Others might have lain in solitude or in tight pairs on the smaller ledges. Perhaps they looked out over the valley carpeted with treetops and considered their place in the world in the same way I did.


View from Sandstone Caves, Pillbara


They camped, and slept, and played, and cooked here.

In one sealed off cave there was even a large rock with several grooves, apparently made when the locals sharpened their knives here.


Cave of the knife sharpening Stone, Pillbara

One cave was the most awe inspiring of all. It was somewhat palatial with several levels and views through to other caves. I could imagine the elders meeting here to discuss important tribal matters.

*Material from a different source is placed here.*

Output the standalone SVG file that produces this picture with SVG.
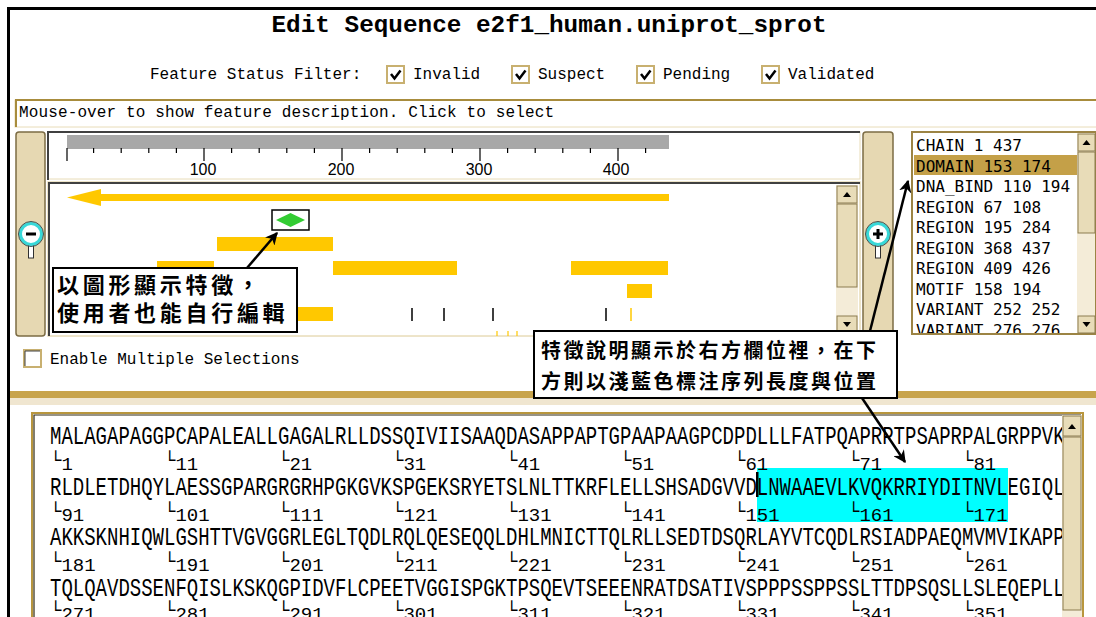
<svg xmlns="http://www.w3.org/2000/svg" width="1096" height="617" viewBox="0 0 1096 617">
<defs>
<style>
.mono{font-family:"Liberation Mono","DejaVu Sans Mono",monospace;font-size:16px;fill:#000}
.title{font-family:"Liberation Mono","DejaVu Sans Mono",monospace;font-size:24px;font-weight:bold;fill:#000}
.list{font-family:"DejaVu Sans Mono","Liberation Mono",monospace;font-size:16px;fill:#000}
.rl{font-family:"Liberation Sans",Arial,sans-serif;font-size:16px;fill:#000;text-anchor:middle}
.seq{font-family:"Liberation Mono","DejaVu Sans Mono",monospace;font-size:19px;fill:#000}
.num{font-family:"Liberation Mono","DejaVu Sans Mono",monospace;font-size:19px;fill:#000}
.cjk1{font-family:"Noto Sans CJK TC","Noto Sans CJK SC",sans-serif;font-weight:bold;font-size:22px;letter-spacing:3.7px;fill:#000}
.cjk2{font-family:"Noto Sans CJK TC","Noto Sans CJK SC",sans-serif;font-weight:bold;font-size:20px;letter-spacing:2.5px;fill:#000}
.cb{fill:#fff;stroke:#c8b070;stroke-width:2}
.chk{fill:none;stroke:#000;stroke-width:2.5}
.trk{fill:#ffc800}
.bar{fill:#e6d8b2;stroke:#7c6c44;stroke-width:1.5}
.btn{fill:#e8dcb8;stroke:#8c7c50;stroke-width:1}
.sbt{fill:#f4ecd8}
.tick{stroke:#000;stroke-width:1.2}
.conn{stroke:#000;stroke-width:2.5;fill:none;marker-end:url(#ah)}
.callout{fill:#fff;stroke:#000;stroke-width:2}
.ring{fill:#fff;stroke:#38d8d8;stroke-width:3}
.ringo{fill:none;stroke:#405050;stroke-width:1}
</style>
<marker id="ah" viewBox="0 0 10 10" refX="9" refY="5" markerWidth="5" markerHeight="5" orient="auto"><path d="M0,0 L10,5 L0,10 L3,5 Z" fill="#000"/></marker>
<clipPath id="listclip"><rect x="913" y="133" width="164" height="200"/></clipPath>
</defs>
<rect x="0" y="0" width="1096" height="617" fill="#fff"/>

<g id="frame">
<rect x="7" y="7" width="1092" height="3" fill="#000"/>
<rect x="7" y="7" width="3" height="612" fill="#000"/>
</g>

<g id="title">
<text class="title" x="549" y="32" text-anchor="middle" textLength="555" lengthAdjust="spacingAndGlyphs">Edit Sequence e2f1_human.uniprot_sprot</text>
</g>

<g id="filter">
<text class="mono" x="150" y="79">Feature Status Filter:</text>
<rect class="cb" x="387" y="66" width="17" height="17"/><path class="chk" d="M391,74 l3.5,4.5 l6,-8"/>
<text class="mono" x="413" y="79">Invalid</text>
<rect class="cb" x="512" y="66" width="17" height="17"/><path class="chk" d="M516,74 l3.5,4.5 l6,-8"/>
<text class="mono" x="538" y="79">Suspect</text>
<rect class="cb" x="637" y="66" width="17" height="17"/><path class="chk" d="M641,74 l3.5,4.5 l6,-8"/>
<text class="mono" x="663" y="79">Pending</text>
<rect class="cb" x="762" y="66" width="17" height="17"/><path class="chk" d="M766,74 l3.5,4.5 l6,-8"/>
<text class="mono" x="788" y="79">Validated</text>
</g>

<g id="description">
<rect x="15" y="100" width="1090" height="27" fill="#fff" stroke="#e8dcb8" stroke-width="1"/>
<rect x="15" y="99" width="1081" height="2" fill="#a88c3c"/>
<rect x="15" y="99" width="2" height="28" fill="#a88c3c"/>
<text class="mono" x="19" y="117" textLength="535">Mouse-over to show feature description. Click to select</text>
</g>

<g id="zoom-out">
<rect class="bar" x="16" y="132" width="29" height="204" rx="3"/>
<rect x="28.5" y="244" width="5" height="14" fill="#fff" stroke="#303030" stroke-width="1"/>
<circle class="ring" cx="31" cy="234" r="10.5"/>
<circle class="ringo" cx="31" cy="234" r="12.5"/>
<rect x="26" y="232.5" width="10" height="3" fill="#000"/>
</g>

<g id="ruler">
<rect x="48" y="132" width="812" height="47" fill="#fff" stroke="#e8dcb8" stroke-width="1"/>
<path d="M48,180 V132 H860" fill="none" stroke="#404040" stroke-width="2"/>
<rect x="67" y="135" width="602" height="14" fill="#a8a8a8"/>
<g class="tick">
<path d="M67,148 V161 M204,148 V161 M342,148 V161 M480,148 V161 M618,148 V161"/>
<path d="M93.6,148 V153 M121.2,148 V153 M148.8,148 V153 M176.4,148 V153 M231.6,148 V153 M259.2,148 V153 M286.8,148 V153 M314.4,148 V153 M369.6,148 V153 M397.2,148 V153 M424.8,148 V153 M452.4,148 V153 M507.6,148 V153 M535.2,148 V153 M562.8,148 V153 M590.4,148 V153 M645.6,148 V153"/>
</g>
<text class="rl" x="203" y="175">100</text>
<text class="rl" x="341" y="175">200</text>
<text class="rl" x="479" y="175">300</text>
<text class="rl" x="616" y="175">400</text>
</g>

<g id="tracks">
<rect x="48" y="182" width="812" height="154" fill="#fff" stroke="#e8dcb8" stroke-width="1.5"/>
<path d="M49,336 V183 H860" fill="none" stroke="#404040" stroke-width="2"/>
<rect class="trk" x="99" y="194" width="570" height="7"/>
<polygon class="trk" points="67,197.5 101,189 101,206"/>
<rect x="272" y="210" width="37" height="20" fill="#fff" stroke="#000" stroke-width="1.5"/>
<polygon points="276,220 290.5,213 305,220 290.5,227" fill="#33cc33"/>
<rect class="trk" x="217" y="237" width="116" height="14"/>
<rect class="trk" x="157" y="261" width="57" height="14"/>
<rect class="trk" x="333" y="261" width="124" height="14"/>
<rect class="trk" x="571" y="261" width="97" height="14"/>
<rect class="trk" x="627" y="284" width="25" height="14"/>
<rect class="trk" x="283" y="307" width="50" height="14"/>
<path d="M412,308 V321 M444,308 V321 M493,308 V321 M606,308 V321" stroke="#000" stroke-width="1.5"/>
<path d="M631,308 V321" stroke="#ffc800" stroke-width="1.5"/>
<path d="M497,331 V336 M508,331 V336 M517,331 V336" stroke="#ffc800" stroke-width="1.2"/>
<rect class="sbt" x="836" y="185" width="22" height="148"/>
<rect class="btn" x="837" y="186" width="20" height="17"/>
<polygon points="843,197 851,197 847,192" fill="#000"/>
<rect class="btn" x="837" y="204" width="20" height="83"/>
<rect class="btn" x="837" y="316" width="20" height="17"/>
<polygon points="843,322 851,322 847,327" fill="#000"/>
</g>

<g id="zoom-in">
<rect class="bar" x="863" y="132" width="30" height="205" rx="3"/>
<rect x="875.5" y="244" width="5" height="14" fill="#fff" stroke="#303030" stroke-width="1"/>
<circle class="ring" cx="878" cy="234" r="10.5"/>
<circle class="ringo" cx="878" cy="234" r="12.5"/>
<rect x="873" y="232.5" width="10" height="3" fill="#000"/>
<rect x="876.5" y="229" width="3" height="10" fill="#000"/>
</g>

<g id="feature-list">
<rect x="912" y="132" width="183" height="202" fill="#fff" stroke="#9c8444" stroke-width="2"/>
<rect x="914" y="155" width="163" height="20" fill="#c4a048"/>
<g clip-path="url(#listclip)">
<text class="list" x="916" y="151">CHAIN 1 437</text>
<text class="list" x="916" y="171.5">DOMAIN 153 174</text>
<text class="list" x="916" y="192">DNA_BIND 110 194</text>
<text class="list" x="916" y="212.5">REGION 67 108</text>
<text class="list" x="916" y="233">REGION 195 284</text>
<text class="list" x="916" y="253.5">REGION 368 437</text>
<text class="list" x="916" y="274">REGION 409 426</text>
<text class="list" x="916" y="294.5">MOTIF 158 194</text>
<text class="list" x="916" y="315">VARIANT 252 252</text>
<text class="list" x="916" y="335.5">VARIANT 276 276</text>
</g>
<rect class="sbt" x="1077" y="133" width="18" height="200"/>
<rect class="btn" x="1078" y="134" width="17" height="17"/>
<polygon points="1082.5,145 1090.5,145 1086.5,140" fill="#000"/>
<rect class="btn" x="1078" y="152" width="17" height="81"/>
<rect class="btn" x="1078" y="316" width="17" height="17"/>
<polygon points="1082.5,322 1090.5,322 1086.5,327" fill="#000"/>
</g>

<g id="multi-select">
<rect x="24" y="350" width="17" height="17" fill="#fff" stroke="#c8b070" stroke-width="2"/>
<path d="M25,366 V351 H40" fill="none" stroke="#404040" stroke-width="1"/>
<text class="mono" x="50" y="364">Enable Multiple Selections</text>
</g>

<g id="divider">
<rect x="10" y="391" width="1086" height="7" fill="#c8a44c"/>
<rect x="10" y="398" width="1086" height="7" fill="#f0e6d0"/>
</g>

<g id="sequence-panel">
<rect x="32" y="413" width="1051" height="210" fill="#fff" stroke="#b8963e" stroke-width="2"/>
<path d="M34,620 V415 H1081" fill="none" stroke="#302810" stroke-width="1.2"/>
<rect x="757" y="468" width="251" height="54" fill="#00ffff"/>
<rect x="756" y="472" width="2.5" height="25" fill="#000"/>
<text class="seq" transform="translate(50 444) scale(1 1.4)" textLength="1026" lengthAdjust="spacingAndGlyphs">MALAGAPAGGPCAPALEALLGAGALRLLDSSQIVIISAAQDASAPPAPTGPAAPAAGPCDPDLLLFATPQAPRPTPSAPRPALGRPPVKR</text>
<text class="seq" transform="translate(50 494.5) scale(1 1.4)" textLength="1026" lengthAdjust="spacingAndGlyphs">RLDLETDHQYLAESSGPARGRGRHPGKGVKSPGEKSRYETSLNLTTKRFLELLSHSADGVVDLNWAAEVLKVQKRRIYDITNVLEGIQLI</text>
<text class="seq" transform="translate(50 545) scale(1 1.4)" textLength="1026" lengthAdjust="spacingAndGlyphs">AKKSKNHIQWLGSHTTVGVGGRLEGLTQDLRQLQESEQQLDHLMNICTTQLRLLSEDTDSQRLAYVTCQDLRSIADPAEQMVMVIKAPPE</text>
<text class="seq" transform="translate(50 595.5) scale(1 1.4)" textLength="1026" lengthAdjust="spacingAndGlyphs">TQLQAVDSSENFQISLKSKQGPIDVFLCPEETVGGISPGKTPSQEVTSEEENRATDSATIVSPPPSSPPSSLTTDPSQSLLSLEQEPLLS</text>
<text class="num" x="50" y="466">└<tspan dy="4">1</tspan></text><text class="num" x="164" y="466">└<tspan dy="4">11</tspan></text><text class="num" x="278" y="466">└<tspan dy="4">21</tspan></text><text class="num" x="392" y="466">└<tspan dy="4">31</tspan></text><text class="num" x="506" y="466">└<tspan dy="4">41</tspan></text><text class="num" x="620" y="466">└<tspan dy="4">51</tspan></text><text class="num" x="734" y="466">└<tspan dy="4">61</tspan></text><text class="num" x="848" y="466">└<tspan dy="4">71</tspan></text><text class="num" x="962" y="466">└<tspan dy="4">81</tspan></text>
<text class="num" x="50" y="516.5">└<tspan dy="4">91</tspan></text><text class="num" x="164" y="516.5">└<tspan dy="4">101</tspan></text><text class="num" x="278" y="516.5">└<tspan dy="4">111</tspan></text><text class="num" x="392" y="516.5">└<tspan dy="4">121</tspan></text><text class="num" x="506" y="516.5">└<tspan dy="4">131</tspan></text><text class="num" x="620" y="516.5">└<tspan dy="4">141</tspan></text><text class="num" x="734" y="516.5">└<tspan dy="4">151</tspan></text><text class="num" x="848" y="516.5">└<tspan dy="4">161</tspan></text><text class="num" x="962" y="516.5">└<tspan dy="4">171</tspan></text>
<text class="num" x="50" y="567">└<tspan dy="4">181</tspan></text><text class="num" x="164" y="567">└<tspan dy="4">191</tspan></text><text class="num" x="278" y="567">└<tspan dy="4">201</tspan></text><text class="num" x="392" y="567">└<tspan dy="4">211</tspan></text><text class="num" x="506" y="567">└<tspan dy="4">221</tspan></text><text class="num" x="620" y="567">└<tspan dy="4">231</tspan></text><text class="num" x="734" y="567">└<tspan dy="4">241</tspan></text><text class="num" x="848" y="567">└<tspan dy="4">251</tspan></text><text class="num" x="962" y="567">└<tspan dy="4">261</tspan></text>
<text class="num" x="50" y="616">└<tspan dy="4">271</tspan></text><text class="num" x="164" y="616">└<tspan dy="4">281</tspan></text><text class="num" x="278" y="616">└<tspan dy="4">291</tspan></text><text class="num" x="392" y="616">└<tspan dy="4">301</tspan></text><text class="num" x="506" y="616">└<tspan dy="4">311</tspan></text><text class="num" x="620" y="616">└<tspan dy="4">321</tspan></text><text class="num" x="734" y="616">└<tspan dy="4">331</tspan></text><text class="num" x="848" y="616">└<tspan dy="4">341</tspan></text><text class="num" x="962" y="616">└<tspan dy="4">351</tspan></text>
<rect class="sbt" x="1062" y="415" width="20" height="205"/>
<rect class="btn" x="1063" y="416" width="18" height="20"/>
<polygon points="1068,429 1076,429 1072,424" fill="#000"/>
<rect class="btn" x="1063" y="437" width="18" height="173" stroke-width="1.5"/>
</g>

<g id="callout-graphics">
<rect class="callout" x="53" y="268" width="244" height="64"/>
<text class="cjk1" x="57" y="293">以圖形顯示特徵，</text>
<text class="cjk1" x="57" y="321">使用者也能自行編輯</text>
</g>

<g id="callout-description">
<rect class="callout" x="534" y="331" width="363" height="67"/>
<text class="cjk2" x="541" y="358">特徵說明顯示於右方欄位裡，在下</text>
<text class="cjk2" x="541" y="389">方則以淺藍色標注序列長度與位置</text>
</g>

<g id="connectors">
<path class="conn" d="M247,268 L277,233"/>
<path class="conn" d="M870,331 L908,181"/>
<path class="conn" d="M862,398 L905,462"/>
</g>
</svg>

There was a sense of the spiritual there. A solemn stillness as if the area was still new and unspoiled. I could imagine it untouched through the years, even as I left my own footprints among the myriads of others on the sandy floors.

I was grateful that it was quiet, remote, and not well sign posted.

I appreciated that someone had gone to the trouble of making steps and paths, but I was happy that no one had made it into a commercial enterprise. It wouldn’t be the same surrounded by coca cola signs and ice cream stands. Finding a place like this in a remote spot is one of life’s simple pleasures.

There are many of these hidden gems of geological architecture around Australia and all you can do is research the area before you go, or just be open to exploring anything that looks interesting like we did.

Or you can read blogs like this one and enjoy them vicariously.

I would like to thank those of you who inspire me with your own stories of travelling this wonderful planet. Thanks guys.